David Carver

Personal information
- Full name: David Francis Carver
- Date of birth: 16 April 1944 (age 82)
- Place of birth: Wickersley, England
- Position: Defender

Senior career*
- Years: Team / Apps / (Gls)
- 1962–1966: Rotherham United / 82 / (0)
- 1966–1973: Cardiff City / 210 / (1)
- 1972: → Swansea City (loan) / 3 / (0)
- 1973–1974: Hereford United / 14 / (0)
- 1974–1975: Doncaster Rovers / 30 / (0)

= David Carver =

English footballer

David Francis Carver (born 16 April 1944) is an English former professional footballer.
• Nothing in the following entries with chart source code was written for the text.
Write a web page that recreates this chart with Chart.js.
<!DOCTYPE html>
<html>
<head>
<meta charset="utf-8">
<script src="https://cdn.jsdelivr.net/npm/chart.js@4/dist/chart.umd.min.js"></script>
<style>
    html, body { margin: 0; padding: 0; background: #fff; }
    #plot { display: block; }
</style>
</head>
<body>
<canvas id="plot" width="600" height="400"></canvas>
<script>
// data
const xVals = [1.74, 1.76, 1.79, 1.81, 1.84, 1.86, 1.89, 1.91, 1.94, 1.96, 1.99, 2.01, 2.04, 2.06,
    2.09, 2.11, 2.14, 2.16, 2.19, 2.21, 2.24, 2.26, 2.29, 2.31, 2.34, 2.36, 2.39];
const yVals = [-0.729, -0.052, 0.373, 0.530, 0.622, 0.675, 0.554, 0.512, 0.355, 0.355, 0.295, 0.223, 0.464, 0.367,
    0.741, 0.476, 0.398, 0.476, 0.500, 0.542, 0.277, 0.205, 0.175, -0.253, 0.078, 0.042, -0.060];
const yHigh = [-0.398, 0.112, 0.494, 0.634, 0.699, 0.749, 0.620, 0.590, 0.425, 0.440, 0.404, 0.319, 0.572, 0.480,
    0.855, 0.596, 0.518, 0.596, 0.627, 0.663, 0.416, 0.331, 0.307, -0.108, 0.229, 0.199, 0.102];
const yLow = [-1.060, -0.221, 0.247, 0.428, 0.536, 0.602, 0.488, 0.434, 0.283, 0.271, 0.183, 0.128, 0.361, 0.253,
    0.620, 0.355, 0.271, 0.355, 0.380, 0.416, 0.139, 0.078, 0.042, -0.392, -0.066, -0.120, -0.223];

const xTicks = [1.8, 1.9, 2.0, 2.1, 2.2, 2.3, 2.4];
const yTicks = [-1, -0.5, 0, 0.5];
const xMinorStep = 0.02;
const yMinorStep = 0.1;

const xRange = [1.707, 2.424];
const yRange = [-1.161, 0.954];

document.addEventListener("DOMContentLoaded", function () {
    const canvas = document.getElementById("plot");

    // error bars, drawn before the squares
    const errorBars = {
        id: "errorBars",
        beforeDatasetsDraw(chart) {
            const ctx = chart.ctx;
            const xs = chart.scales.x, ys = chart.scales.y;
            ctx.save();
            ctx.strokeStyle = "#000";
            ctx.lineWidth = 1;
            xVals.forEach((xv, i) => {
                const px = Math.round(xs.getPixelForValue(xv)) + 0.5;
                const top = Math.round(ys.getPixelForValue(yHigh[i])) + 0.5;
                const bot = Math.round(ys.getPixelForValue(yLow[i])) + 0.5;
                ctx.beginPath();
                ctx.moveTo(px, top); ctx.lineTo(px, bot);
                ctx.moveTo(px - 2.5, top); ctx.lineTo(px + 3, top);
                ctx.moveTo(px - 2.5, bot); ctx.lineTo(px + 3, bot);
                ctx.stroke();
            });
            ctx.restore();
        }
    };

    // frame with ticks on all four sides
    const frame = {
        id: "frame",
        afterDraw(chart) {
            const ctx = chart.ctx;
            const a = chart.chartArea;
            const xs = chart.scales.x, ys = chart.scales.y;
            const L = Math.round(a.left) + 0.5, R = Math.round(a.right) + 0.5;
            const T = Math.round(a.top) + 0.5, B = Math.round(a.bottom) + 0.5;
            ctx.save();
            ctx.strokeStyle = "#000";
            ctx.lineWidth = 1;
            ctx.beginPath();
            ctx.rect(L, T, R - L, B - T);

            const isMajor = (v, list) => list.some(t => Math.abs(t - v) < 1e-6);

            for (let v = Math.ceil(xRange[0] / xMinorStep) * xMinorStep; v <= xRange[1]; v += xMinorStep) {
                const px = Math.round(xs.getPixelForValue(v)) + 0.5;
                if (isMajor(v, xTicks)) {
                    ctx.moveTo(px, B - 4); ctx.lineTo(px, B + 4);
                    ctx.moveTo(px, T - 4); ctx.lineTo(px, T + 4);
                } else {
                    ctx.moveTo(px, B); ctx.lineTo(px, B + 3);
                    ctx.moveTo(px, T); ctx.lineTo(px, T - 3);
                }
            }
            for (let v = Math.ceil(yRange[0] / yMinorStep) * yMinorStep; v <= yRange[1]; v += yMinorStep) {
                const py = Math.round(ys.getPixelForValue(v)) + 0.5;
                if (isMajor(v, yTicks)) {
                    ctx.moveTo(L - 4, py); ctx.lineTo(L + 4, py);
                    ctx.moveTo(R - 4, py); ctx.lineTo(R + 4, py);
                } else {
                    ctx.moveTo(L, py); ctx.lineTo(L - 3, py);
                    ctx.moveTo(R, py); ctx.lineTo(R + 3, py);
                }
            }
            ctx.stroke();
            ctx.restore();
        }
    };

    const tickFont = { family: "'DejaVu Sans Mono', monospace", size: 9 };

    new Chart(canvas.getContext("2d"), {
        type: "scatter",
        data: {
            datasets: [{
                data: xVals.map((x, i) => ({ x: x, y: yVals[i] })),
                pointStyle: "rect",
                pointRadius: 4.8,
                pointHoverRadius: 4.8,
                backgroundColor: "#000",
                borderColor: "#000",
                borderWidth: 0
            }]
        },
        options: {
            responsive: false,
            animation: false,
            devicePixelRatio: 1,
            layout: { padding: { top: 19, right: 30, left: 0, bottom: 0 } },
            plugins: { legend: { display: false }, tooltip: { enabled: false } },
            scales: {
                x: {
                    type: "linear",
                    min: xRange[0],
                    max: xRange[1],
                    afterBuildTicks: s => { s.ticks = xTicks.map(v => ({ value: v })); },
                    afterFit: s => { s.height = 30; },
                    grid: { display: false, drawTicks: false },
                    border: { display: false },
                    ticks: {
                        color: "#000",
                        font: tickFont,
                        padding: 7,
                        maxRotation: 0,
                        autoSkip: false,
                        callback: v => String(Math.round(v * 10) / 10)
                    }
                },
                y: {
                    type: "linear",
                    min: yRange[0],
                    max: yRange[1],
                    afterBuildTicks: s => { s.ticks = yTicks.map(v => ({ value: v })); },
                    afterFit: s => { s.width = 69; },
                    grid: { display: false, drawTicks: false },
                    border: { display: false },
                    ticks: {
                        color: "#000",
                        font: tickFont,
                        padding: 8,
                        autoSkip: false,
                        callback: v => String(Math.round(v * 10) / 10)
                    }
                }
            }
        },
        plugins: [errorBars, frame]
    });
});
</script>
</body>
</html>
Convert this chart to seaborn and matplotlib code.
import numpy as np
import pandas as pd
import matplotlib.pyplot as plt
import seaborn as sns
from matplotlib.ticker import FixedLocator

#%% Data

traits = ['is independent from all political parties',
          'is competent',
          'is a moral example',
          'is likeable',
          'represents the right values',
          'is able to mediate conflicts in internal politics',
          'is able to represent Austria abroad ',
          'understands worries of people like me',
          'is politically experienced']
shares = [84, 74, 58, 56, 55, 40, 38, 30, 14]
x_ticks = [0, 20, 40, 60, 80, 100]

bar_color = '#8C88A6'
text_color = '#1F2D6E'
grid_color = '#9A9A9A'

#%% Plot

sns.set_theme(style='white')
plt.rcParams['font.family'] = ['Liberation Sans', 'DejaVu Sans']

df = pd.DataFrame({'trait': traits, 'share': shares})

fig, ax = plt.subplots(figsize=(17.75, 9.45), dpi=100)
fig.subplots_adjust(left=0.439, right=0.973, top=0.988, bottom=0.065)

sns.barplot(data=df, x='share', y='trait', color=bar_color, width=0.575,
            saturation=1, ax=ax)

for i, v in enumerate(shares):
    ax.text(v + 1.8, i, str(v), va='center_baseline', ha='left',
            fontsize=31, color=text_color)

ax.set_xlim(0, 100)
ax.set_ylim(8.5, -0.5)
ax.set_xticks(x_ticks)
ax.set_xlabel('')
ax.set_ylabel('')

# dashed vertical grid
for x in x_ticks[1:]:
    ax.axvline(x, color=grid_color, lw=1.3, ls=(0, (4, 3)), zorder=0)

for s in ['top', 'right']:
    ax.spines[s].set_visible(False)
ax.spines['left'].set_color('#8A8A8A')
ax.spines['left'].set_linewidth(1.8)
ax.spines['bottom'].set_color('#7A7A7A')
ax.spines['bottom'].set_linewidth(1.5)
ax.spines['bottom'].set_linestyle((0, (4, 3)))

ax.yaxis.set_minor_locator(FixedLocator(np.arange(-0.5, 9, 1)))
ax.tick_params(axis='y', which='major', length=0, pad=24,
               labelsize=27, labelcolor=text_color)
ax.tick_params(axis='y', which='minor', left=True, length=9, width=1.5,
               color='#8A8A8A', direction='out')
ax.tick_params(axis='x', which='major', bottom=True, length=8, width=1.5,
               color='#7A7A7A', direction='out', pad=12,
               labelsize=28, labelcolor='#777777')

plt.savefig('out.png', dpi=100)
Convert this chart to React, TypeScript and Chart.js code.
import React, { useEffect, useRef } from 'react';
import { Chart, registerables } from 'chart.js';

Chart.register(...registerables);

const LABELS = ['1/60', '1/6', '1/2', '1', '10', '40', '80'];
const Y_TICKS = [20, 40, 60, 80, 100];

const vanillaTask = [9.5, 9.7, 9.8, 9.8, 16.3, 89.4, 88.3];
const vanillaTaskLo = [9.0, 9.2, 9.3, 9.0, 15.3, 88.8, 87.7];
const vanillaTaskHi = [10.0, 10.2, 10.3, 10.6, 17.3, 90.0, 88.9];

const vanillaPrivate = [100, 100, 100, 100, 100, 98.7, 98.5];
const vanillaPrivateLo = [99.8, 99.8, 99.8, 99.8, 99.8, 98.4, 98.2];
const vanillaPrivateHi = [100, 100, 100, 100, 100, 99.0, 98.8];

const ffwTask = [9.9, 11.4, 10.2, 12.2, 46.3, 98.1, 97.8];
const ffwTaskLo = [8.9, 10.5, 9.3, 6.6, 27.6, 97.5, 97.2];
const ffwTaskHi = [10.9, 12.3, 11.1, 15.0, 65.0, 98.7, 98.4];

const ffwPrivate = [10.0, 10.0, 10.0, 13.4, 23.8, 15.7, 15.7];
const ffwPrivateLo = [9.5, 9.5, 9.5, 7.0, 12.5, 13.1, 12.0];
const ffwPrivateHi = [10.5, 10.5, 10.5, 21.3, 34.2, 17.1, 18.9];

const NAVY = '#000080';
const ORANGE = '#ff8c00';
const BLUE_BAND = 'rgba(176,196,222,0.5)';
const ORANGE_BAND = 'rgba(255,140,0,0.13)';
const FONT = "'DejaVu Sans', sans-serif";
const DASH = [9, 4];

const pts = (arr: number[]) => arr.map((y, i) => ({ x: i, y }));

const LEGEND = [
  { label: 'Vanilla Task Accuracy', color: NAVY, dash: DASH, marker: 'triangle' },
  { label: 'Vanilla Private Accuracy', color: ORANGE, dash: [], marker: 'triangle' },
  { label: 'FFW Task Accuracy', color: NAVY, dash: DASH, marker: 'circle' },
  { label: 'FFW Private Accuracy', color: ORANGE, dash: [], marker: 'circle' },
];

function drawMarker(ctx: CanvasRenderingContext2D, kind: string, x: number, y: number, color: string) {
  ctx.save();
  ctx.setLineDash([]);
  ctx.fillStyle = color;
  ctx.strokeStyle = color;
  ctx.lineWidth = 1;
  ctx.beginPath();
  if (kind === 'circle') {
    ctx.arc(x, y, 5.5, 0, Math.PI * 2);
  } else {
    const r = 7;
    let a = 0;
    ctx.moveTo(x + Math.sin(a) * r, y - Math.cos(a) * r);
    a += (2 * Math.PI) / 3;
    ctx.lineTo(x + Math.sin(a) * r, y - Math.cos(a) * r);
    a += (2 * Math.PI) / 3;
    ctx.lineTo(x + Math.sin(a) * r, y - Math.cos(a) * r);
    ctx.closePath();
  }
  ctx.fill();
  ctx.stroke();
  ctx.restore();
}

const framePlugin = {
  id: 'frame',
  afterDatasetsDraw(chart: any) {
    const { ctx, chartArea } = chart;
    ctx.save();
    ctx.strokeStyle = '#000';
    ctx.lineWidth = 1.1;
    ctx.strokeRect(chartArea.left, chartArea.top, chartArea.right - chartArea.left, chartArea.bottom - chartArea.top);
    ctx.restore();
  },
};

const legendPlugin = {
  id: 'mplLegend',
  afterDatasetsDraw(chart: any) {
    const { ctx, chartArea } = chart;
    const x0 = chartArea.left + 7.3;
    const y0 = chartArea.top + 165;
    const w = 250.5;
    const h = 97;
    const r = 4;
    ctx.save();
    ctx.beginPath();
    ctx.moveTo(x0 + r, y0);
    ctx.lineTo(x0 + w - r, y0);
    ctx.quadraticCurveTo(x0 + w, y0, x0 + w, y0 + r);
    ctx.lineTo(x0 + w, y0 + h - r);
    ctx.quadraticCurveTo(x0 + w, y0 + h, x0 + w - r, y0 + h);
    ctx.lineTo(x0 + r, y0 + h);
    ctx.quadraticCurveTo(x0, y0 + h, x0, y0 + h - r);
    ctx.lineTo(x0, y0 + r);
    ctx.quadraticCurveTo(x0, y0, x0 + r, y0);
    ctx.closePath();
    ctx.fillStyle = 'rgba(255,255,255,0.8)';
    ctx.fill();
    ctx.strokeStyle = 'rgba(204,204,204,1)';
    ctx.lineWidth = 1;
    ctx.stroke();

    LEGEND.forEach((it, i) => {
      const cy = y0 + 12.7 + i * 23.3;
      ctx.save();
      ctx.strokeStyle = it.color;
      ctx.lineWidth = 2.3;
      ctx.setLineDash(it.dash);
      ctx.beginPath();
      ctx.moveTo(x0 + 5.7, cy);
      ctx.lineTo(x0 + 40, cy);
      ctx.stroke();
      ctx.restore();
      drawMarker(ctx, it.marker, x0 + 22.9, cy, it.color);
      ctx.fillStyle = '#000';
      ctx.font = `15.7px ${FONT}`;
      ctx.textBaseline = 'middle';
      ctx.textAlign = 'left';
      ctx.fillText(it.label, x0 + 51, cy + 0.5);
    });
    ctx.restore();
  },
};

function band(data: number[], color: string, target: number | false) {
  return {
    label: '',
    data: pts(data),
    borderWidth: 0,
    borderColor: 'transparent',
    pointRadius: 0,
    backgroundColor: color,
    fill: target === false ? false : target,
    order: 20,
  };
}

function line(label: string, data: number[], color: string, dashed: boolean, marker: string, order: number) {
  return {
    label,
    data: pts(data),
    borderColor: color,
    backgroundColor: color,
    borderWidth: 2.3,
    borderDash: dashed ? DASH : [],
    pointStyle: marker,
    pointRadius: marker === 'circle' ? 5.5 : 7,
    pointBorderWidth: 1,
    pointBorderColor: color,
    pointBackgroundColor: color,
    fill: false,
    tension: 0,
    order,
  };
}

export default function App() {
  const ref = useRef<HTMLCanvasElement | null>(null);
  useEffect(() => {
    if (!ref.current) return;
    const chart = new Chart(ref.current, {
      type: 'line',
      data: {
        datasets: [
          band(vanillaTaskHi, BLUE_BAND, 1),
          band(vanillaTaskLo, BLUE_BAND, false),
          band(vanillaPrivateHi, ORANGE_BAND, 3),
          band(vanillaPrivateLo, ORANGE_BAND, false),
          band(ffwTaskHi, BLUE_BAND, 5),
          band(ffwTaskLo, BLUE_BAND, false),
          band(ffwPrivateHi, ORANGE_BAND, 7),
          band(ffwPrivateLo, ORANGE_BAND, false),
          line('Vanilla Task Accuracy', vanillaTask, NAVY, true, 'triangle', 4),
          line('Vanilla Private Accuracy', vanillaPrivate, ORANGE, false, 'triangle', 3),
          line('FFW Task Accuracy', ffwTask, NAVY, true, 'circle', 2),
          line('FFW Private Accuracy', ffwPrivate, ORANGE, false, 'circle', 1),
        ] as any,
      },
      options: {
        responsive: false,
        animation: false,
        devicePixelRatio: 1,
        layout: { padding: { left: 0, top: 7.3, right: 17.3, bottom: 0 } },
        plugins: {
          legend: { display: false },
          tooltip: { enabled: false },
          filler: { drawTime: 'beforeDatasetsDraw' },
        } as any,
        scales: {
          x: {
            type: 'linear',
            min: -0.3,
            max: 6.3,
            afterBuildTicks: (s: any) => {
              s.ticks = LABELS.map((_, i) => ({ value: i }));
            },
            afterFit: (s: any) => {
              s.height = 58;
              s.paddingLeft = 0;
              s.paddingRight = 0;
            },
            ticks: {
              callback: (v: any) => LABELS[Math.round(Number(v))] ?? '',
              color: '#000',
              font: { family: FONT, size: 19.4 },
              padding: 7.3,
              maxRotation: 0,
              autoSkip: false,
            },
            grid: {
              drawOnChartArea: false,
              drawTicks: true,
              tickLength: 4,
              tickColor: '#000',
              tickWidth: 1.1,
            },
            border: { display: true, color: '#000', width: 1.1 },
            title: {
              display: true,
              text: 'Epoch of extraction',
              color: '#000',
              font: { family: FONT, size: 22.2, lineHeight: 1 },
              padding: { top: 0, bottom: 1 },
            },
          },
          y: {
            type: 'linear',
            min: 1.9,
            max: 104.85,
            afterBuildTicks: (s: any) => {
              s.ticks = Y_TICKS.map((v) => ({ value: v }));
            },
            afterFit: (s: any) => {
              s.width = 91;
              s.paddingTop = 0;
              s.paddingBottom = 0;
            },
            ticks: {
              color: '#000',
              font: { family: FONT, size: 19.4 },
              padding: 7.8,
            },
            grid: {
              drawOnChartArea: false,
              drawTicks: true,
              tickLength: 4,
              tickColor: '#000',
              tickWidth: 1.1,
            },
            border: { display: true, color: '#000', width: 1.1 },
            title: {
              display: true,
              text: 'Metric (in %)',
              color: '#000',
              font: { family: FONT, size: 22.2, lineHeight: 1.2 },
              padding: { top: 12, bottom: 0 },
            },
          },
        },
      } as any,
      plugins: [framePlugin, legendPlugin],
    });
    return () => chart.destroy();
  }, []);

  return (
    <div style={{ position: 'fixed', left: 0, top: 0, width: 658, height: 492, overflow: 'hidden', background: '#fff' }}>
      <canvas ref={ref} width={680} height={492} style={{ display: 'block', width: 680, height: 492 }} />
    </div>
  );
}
During his career, he made over 300 appearances in the Football League most notably for Cardiff City where he made over 200 appearances and was part of the side that won the Welsh Cup on four occasions between 1968 and 1971.

==Career==

Carver began his career at his hometown club Rotherham United and after establishing himself in the squad he was signed by Jimmy Scoular, then manager of Cardiff City for a fee of £11,000 in January 1966. He made his debut in a 1–1 draw with Bury and eventually formed a strong full back partnership alongside Gary Bell. His only league goal for the club came on 17 October 1970 during a 2–2 draw with Leicester City. After spending six years at Cardiff he was loaned out for a short period at Swansea City before being allowed to leave and join Hereford United in 1973, where he spent one year before finishing his playing career at Doncaster Rovers.